Will has been a member of his SMSF since 17 October 1997 and died on 12 October 2017 which covers a period of 7,300 days. The number of days to Will’s 65th birthday from the time of his death is 8,395 days. Using Will’s current accumulation balance of $700,000 (including $200,000 tax free amount), together with insurance proceeds of $600,000, there is a total benefit payment of $1.3m to his adult child (Will had in place a valid binding nomination to direct the SMSF trustee to pay his adult child the whole of his death benefit).
In determining the tax applicable to the lump sum death benefit payment, we need to calculate the taxable and tax-free components. Further, as the fund has claimed a tax deduction for the cost of insurance premiums, the taxable component will be required to be split between the ‘taxed element’ and the ‘untaxed element’. Applying the relevant rules, the components of the lump sum death benefit payment and applicable tax is as follows:
|Benefit component||Benefit amount||Tax rate||Tax levied|
|Tax free amount||$200,000||0%||$0|
|Taxable component – taxed element||$404,651||17%||$68,791|
|Taxable component – untaxed element||$695,349||32%||$222,512|
The additional five-year service period reduces the tax liability to a ‘non-tax dependent’ by $22,675. Again, you can see that the untaxed element does not equate to the insured amount.
In this case study, Will’s service period could have been extended where it was discovered that he had an eligible service date (ESD) five years earlier.
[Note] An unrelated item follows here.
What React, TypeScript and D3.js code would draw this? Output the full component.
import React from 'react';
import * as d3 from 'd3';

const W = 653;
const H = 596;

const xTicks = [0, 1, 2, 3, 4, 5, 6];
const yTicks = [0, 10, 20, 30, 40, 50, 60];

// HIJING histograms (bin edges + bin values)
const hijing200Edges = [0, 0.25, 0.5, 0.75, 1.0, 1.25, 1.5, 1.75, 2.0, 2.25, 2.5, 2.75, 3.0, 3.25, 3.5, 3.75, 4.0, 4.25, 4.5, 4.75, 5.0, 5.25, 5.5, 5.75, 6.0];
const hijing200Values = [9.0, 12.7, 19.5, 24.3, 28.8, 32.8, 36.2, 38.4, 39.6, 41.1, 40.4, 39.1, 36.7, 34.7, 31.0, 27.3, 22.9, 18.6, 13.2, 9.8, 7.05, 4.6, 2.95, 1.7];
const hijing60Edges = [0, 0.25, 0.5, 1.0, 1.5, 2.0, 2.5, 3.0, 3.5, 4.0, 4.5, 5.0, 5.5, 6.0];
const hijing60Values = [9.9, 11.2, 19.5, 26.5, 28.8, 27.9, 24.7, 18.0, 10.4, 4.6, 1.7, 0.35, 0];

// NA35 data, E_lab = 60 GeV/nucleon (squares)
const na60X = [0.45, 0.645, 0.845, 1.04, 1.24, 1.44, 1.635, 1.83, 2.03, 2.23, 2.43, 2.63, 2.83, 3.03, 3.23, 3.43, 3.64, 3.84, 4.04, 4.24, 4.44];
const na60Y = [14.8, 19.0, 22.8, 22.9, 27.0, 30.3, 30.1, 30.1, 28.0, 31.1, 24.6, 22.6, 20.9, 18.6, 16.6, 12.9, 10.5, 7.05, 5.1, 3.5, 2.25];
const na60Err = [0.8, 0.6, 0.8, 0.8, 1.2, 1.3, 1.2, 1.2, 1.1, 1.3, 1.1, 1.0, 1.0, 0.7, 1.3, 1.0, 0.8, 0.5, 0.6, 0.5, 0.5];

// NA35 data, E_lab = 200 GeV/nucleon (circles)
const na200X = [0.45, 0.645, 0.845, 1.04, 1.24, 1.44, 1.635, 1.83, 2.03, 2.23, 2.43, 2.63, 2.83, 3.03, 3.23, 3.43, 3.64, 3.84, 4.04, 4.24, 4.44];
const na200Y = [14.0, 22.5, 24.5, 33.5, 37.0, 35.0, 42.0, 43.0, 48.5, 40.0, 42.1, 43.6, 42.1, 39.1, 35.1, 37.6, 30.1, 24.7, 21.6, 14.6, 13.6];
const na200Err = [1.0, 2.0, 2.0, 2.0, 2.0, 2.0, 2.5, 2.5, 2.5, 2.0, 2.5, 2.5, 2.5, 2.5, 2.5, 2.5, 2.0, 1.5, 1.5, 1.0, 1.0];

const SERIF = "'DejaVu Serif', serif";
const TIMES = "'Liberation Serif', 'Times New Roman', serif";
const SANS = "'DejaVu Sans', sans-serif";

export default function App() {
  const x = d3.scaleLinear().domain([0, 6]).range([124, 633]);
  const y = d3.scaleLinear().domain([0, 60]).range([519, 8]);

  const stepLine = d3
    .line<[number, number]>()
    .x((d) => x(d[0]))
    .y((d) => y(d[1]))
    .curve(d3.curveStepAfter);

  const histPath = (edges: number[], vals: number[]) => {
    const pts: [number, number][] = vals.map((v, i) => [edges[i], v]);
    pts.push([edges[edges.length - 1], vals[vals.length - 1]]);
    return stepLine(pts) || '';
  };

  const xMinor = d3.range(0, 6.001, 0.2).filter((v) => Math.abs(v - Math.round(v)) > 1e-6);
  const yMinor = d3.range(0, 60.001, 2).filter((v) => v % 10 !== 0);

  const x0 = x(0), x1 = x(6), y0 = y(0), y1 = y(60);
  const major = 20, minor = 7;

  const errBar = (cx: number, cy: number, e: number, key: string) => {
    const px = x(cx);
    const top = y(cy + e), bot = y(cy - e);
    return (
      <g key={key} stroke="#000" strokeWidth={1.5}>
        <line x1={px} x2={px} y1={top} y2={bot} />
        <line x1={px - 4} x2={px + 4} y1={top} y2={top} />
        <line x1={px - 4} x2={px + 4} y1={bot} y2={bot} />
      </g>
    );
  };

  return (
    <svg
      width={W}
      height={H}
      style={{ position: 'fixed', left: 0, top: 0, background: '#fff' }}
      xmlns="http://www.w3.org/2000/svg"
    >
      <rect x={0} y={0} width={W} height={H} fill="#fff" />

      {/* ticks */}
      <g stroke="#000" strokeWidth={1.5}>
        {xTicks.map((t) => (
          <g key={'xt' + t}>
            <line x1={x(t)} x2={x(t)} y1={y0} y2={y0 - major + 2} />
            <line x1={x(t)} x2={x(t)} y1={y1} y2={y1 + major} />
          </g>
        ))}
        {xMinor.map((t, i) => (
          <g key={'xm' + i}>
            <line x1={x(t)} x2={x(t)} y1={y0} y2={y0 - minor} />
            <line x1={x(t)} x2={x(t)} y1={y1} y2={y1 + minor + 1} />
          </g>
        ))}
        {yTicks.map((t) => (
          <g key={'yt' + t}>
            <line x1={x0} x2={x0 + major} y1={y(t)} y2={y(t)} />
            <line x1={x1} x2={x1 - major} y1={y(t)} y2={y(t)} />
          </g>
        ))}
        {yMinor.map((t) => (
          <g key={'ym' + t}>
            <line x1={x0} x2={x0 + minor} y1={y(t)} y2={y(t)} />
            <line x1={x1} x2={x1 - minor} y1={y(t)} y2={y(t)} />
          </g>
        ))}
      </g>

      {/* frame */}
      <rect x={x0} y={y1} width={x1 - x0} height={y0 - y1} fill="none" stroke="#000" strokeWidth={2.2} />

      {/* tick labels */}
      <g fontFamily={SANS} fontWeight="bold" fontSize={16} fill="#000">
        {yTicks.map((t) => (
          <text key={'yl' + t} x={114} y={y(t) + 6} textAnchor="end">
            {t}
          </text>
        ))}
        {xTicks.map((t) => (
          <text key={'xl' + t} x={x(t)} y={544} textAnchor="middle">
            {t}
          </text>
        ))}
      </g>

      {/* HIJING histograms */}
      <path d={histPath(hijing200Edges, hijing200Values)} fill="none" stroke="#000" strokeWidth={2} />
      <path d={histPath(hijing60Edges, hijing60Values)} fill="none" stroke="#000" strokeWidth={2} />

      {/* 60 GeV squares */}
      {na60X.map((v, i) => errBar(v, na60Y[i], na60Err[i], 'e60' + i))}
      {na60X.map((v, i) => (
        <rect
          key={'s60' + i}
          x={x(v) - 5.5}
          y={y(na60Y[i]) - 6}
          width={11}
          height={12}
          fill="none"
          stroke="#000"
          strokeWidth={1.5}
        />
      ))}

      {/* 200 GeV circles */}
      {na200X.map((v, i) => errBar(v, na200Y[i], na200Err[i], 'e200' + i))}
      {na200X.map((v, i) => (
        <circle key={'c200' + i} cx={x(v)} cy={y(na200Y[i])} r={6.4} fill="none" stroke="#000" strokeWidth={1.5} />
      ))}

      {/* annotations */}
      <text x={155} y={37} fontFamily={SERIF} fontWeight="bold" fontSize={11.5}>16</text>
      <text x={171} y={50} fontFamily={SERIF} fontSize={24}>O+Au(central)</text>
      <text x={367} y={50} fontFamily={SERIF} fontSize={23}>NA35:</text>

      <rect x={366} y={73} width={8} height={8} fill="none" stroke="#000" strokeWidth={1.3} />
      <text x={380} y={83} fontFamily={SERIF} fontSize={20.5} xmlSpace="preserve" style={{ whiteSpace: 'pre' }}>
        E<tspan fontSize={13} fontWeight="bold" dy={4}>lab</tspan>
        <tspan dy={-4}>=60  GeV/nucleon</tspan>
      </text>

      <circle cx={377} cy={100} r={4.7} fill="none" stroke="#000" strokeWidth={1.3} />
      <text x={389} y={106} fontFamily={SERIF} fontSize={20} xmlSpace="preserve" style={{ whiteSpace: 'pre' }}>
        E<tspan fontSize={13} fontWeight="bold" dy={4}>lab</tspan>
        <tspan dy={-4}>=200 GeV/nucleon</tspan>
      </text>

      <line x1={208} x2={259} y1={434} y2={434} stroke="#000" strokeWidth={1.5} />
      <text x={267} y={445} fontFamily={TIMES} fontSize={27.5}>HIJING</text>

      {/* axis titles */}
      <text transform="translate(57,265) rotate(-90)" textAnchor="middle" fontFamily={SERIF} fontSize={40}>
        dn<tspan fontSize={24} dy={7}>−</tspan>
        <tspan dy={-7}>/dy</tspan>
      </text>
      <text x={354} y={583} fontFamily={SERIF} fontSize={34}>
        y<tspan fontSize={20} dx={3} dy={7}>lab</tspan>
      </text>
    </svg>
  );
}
This could occur where Will had rolled over superannuation from another fund to his SMSF and that other superannuation fund had an earlier ESD. A member can effectively transfer an earlier ESD from one superannuation fund to another simply by transferring just $1 of the amount accumulated in that superannuation fund. Therefore, it is important to ensure that SMSF trustees (and the fund’s accountant/administrator) have recorded the earliest ESD for members, particularly in this situation of a member with no tax dependents and insurance held within the SMSF. A member with a large service period will have relatively less ‘untaxed element’ than another member of the same age with a shorter service period. A worthwhile task would be to review for any roll overs into the fund to ascertain if any had an earlier ESD. This will be found on the rollover benefits payment form that would have accompanied the rollover payment.
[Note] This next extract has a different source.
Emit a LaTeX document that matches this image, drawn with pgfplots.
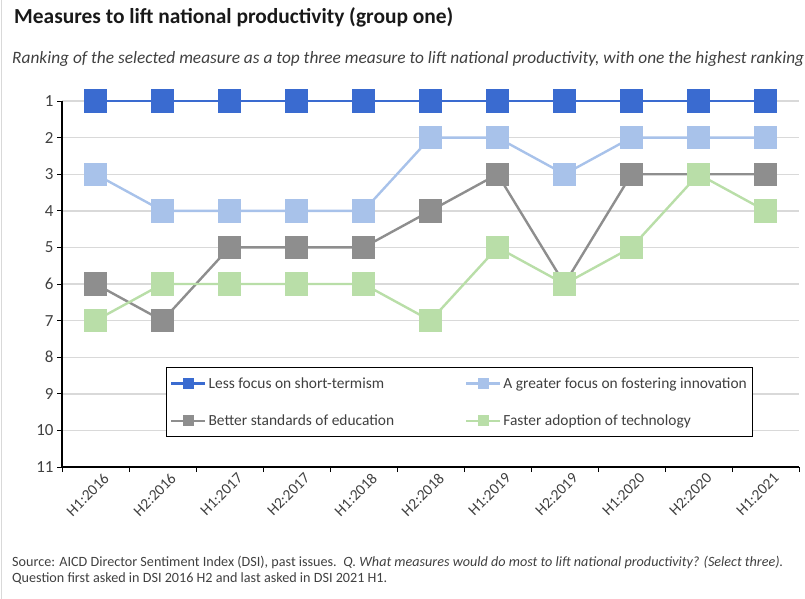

It is also worth noting that once a member turns 65, they cannot have an ‘untaxed element’ in a death benefit lump sum paid to a ‘non-tax dependent’. This is due to the formulae used including future service days only up until what would have been the deceased’s 65th birthday.
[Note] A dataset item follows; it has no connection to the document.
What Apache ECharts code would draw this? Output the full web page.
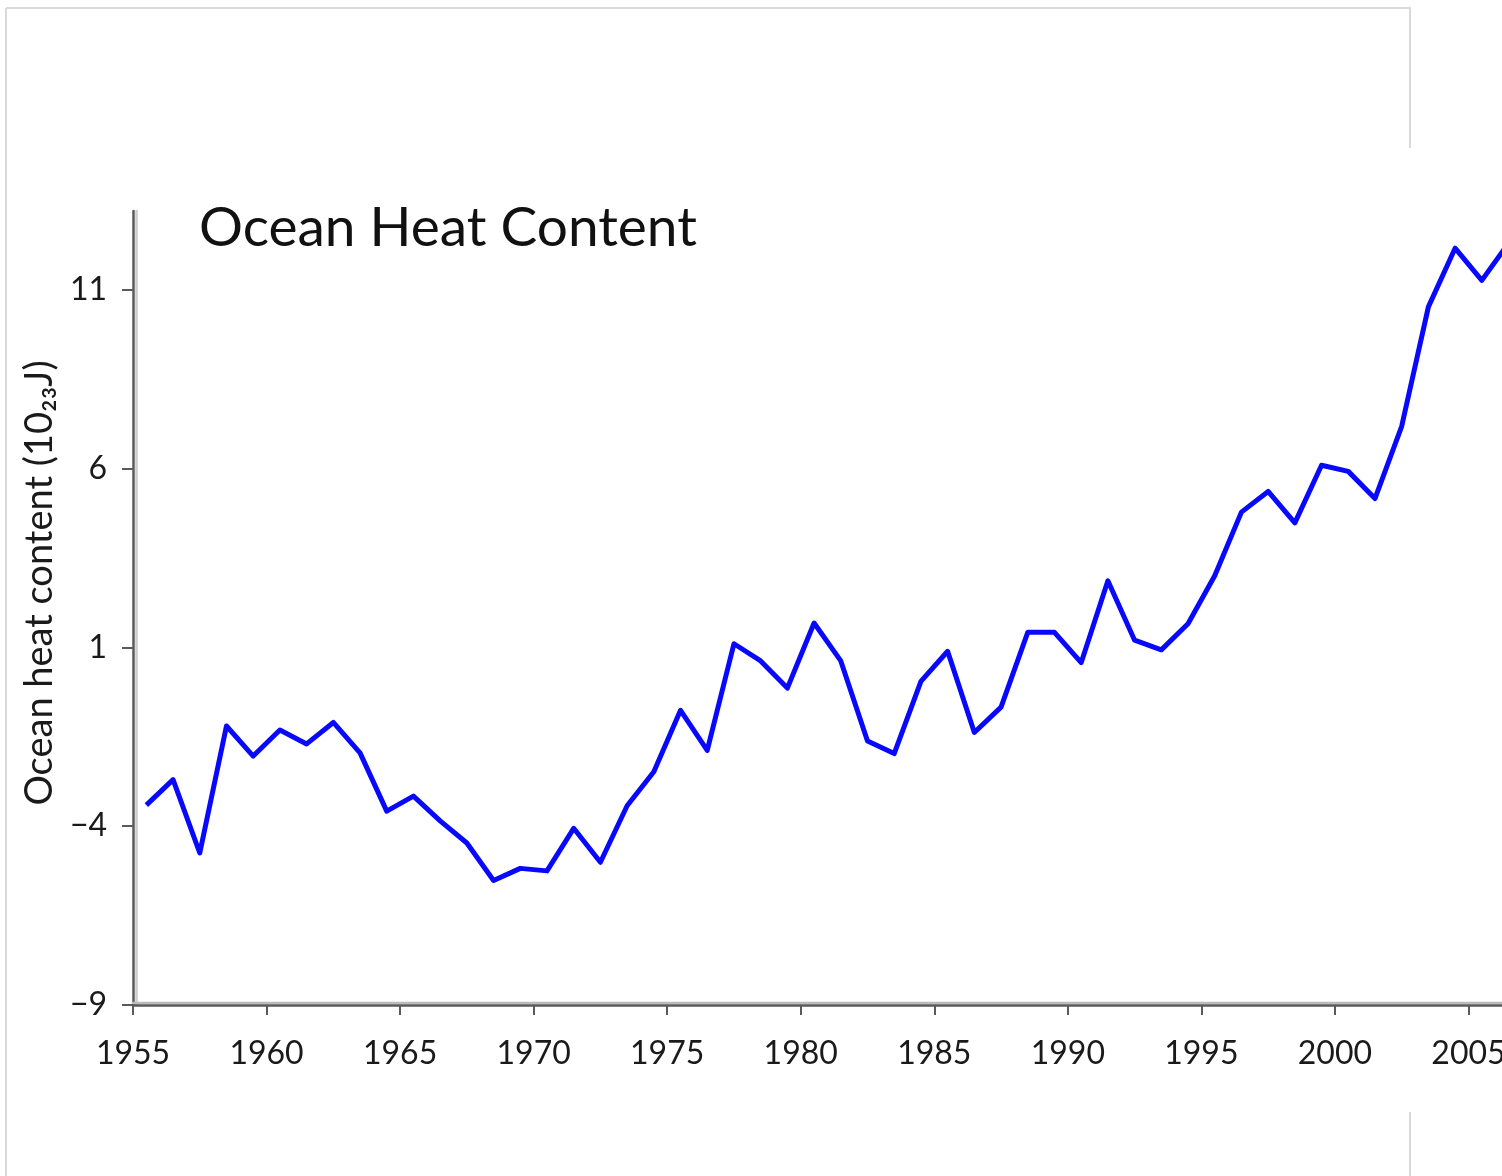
<!DOCTYPE html>
<html>
<head>
<meta charset="utf-8">
<script src="https://cdn.jsdelivr.net/npm/echarts@6/dist/echarts.min.js"></script>
<style>
html,body{margin:0;padding:0;background:#fff;}
#chart{width:1502px;height:1176px;}
</style>
</head>
<body>
<div id="chart"></div>
<script>
// ---- data ----
const years = [1955,1956,1957,1958,1959,1960,1961,1962,1963,1964,
               1965,1966,1967,1968,1969,1970,1971,1972,1973,1974,
               1975,1976,1977,1978,1979,1980,1981,1982,1983,1984,
               1985,1986,1987,1988,1989,1990,1991,1992,1993,1994,
               1995,1996,1997,1998,1999,2000,2001,2002,2003,2004,
               2005,2006];
const heatContent = [-3.41,-2.70,-4.75,-1.20,-2.04,-1.31,-1.70,-1.10,-1.95,-3.58,
                     -3.16,-3.85,-4.47,-5.52,-5.18,-5.25,-4.06,-5.01,-3.43,-2.48,
                     -0.76,-1.88,1.10,0.62,-0.14,1.68,0.62,-1.62,-1.97,0.05,
                     0.89,-1.38,-0.67,1.42,1.42,0.57,2.86,1.20,0.93,1.66,
                     3.00,4.78,5.36,4.48,6.09,5.92,5.16,7.18,10.52,12.16,
                     11.26,12.30];
const yTicks = [-9, -4, 1, 6, 11];
const titleText = 'Ocean Heat Content';
const yAxisName = 'Ocean heat content (10\u2082\u2083J)';

// annual means plotted at mid-year
const seriesData = years.map((y, i) => [y + 0.5, heatContent[i]]);

const chart = echarts.init(document.getElementById('chart'), null, {renderer: 'canvas'});
const FONT = 'Lato, "Open Sans", sans-serif';

chart.setOption({
  backgroundColor: '#ffffff',
  animation: false,
  title: {
    text: titleText,
    left: 199,
    top: 201,
    padding: 0,
    textStyle: {fontFamily: FONT, fontSize: 55, fontWeight: 'normal', color: '#111'}
  },
  grid: {left: 133, top: 211, width: 1469, height: 794, outerBoundsMode: 'none', containLabel: false},
  xAxis: {
    type: 'value',
    min: 1955, max: 2010, interval: 5,
    splitLine: {show: false},
    axisLine: {show: true, onZero: false, lineStyle: {color: '#5a5a5a', width: 2.5,
      shadowColor: '#bbbbbb', shadowOffsetY: -2.5, shadowBlur: 0}},
    axisTick: {show: true, length: 10, lineStyle: {color: '#5a5a5a', width: 2}},
    axisLabel: {margin: 33, fontFamily: FONT, fontSize: 32, color: '#1a1a1a',
      formatter: v => String(v)}
  },
  yAxis: {
    type: 'value',
    min: -9, max: 13.2,
    splitLine: {show: false},
    name: yAxisName,
    nameLocation: 'middle',
    nameGap: 70,
    nameTextStyle: {fontFamily: FONT, fontSize: 38, color: '#1a1a1a', padding: [0, 0, 0, 50]},
    axisLine: {show: true, onZero: false, lineStyle: {color: '#5a5a5a', width: 2.5,
      shadowColor: '#cccccc', shadowOffsetX: 3, shadowBlur: 0}},
    axisTick: {show: true, length: 11, customValues: yTicks, lineStyle: {color: '#5a5a5a', width: 2}},
    axisLabel: {margin: 26, fontFamily: FONT, fontSize: 32, color: '#1a1a1a', customValues: yTicks,
      formatter: v => String(v).replace('-', '\u2212')}
  },
  series: [{
    type: 'line',
    data: seriesData,
    showSymbol: false,
    symbol: 'none',
    lineStyle: {color: '#0808ff', width: 5, join: 'round'},
    clip: true
  }],
  graphic: [
    {type: 'line', shape: {x1: 6, y1: 8, x2: 1411, y2: 8}, style: {stroke: '#d9d9d9', lineWidth: 2}, silent: true},
    {type: 'line', shape: {x1: 6, y1: 8, x2: 6, y2: 1176}, style: {stroke: '#d9d9d9', lineWidth: 2}, silent: true},
    {type: 'line', shape: {x1: 1410, y1: 8, x2: 1410, y2: 148}, style: {stroke: '#d9d9d9', lineWidth: 2}, silent: true},
    {type: 'line', shape: {x1: 1410, y1: 1112, x2: 1410, y2: 1176}, style: {stroke: '#d9d9d9', lineWidth: 2}, silent: true}
  ]
});
</script>
</body>
</html>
So, would it have been better (for Will’s adult child) for his insurance to have been held outside of his SMSF or in another superannuation fund due to the ESD?
As they say, questions are sometimes easier to answer with the benefit (no pun intended) of hindsight. However, as part of the preparation of a client’s annual SMSF financial statements and return, it would be worthwhile to enquire, if not already known, whether members, with life insurance cover, have ‘tax dependants’. Where they do not, do they understand the personal income tax consequences (for the intended beneficiary) of a lump sum death benefit payment to a ‘non-tax dependant’? This could lead to a review by an appropriate qualified and licensed adviser as to whether such insurance should continue to be held and if so, whether it should be held inside the SMSF or transferred outside superannuation. By doing this, the SMSF trustee(s) are also meeting their obligation under the super law to regularly review the fund’s investment strategy including insurance.
Trustee’s lesson for today: Don’t end up in the pot and get boiled in oil just because you’ve failed to understand insurance and super.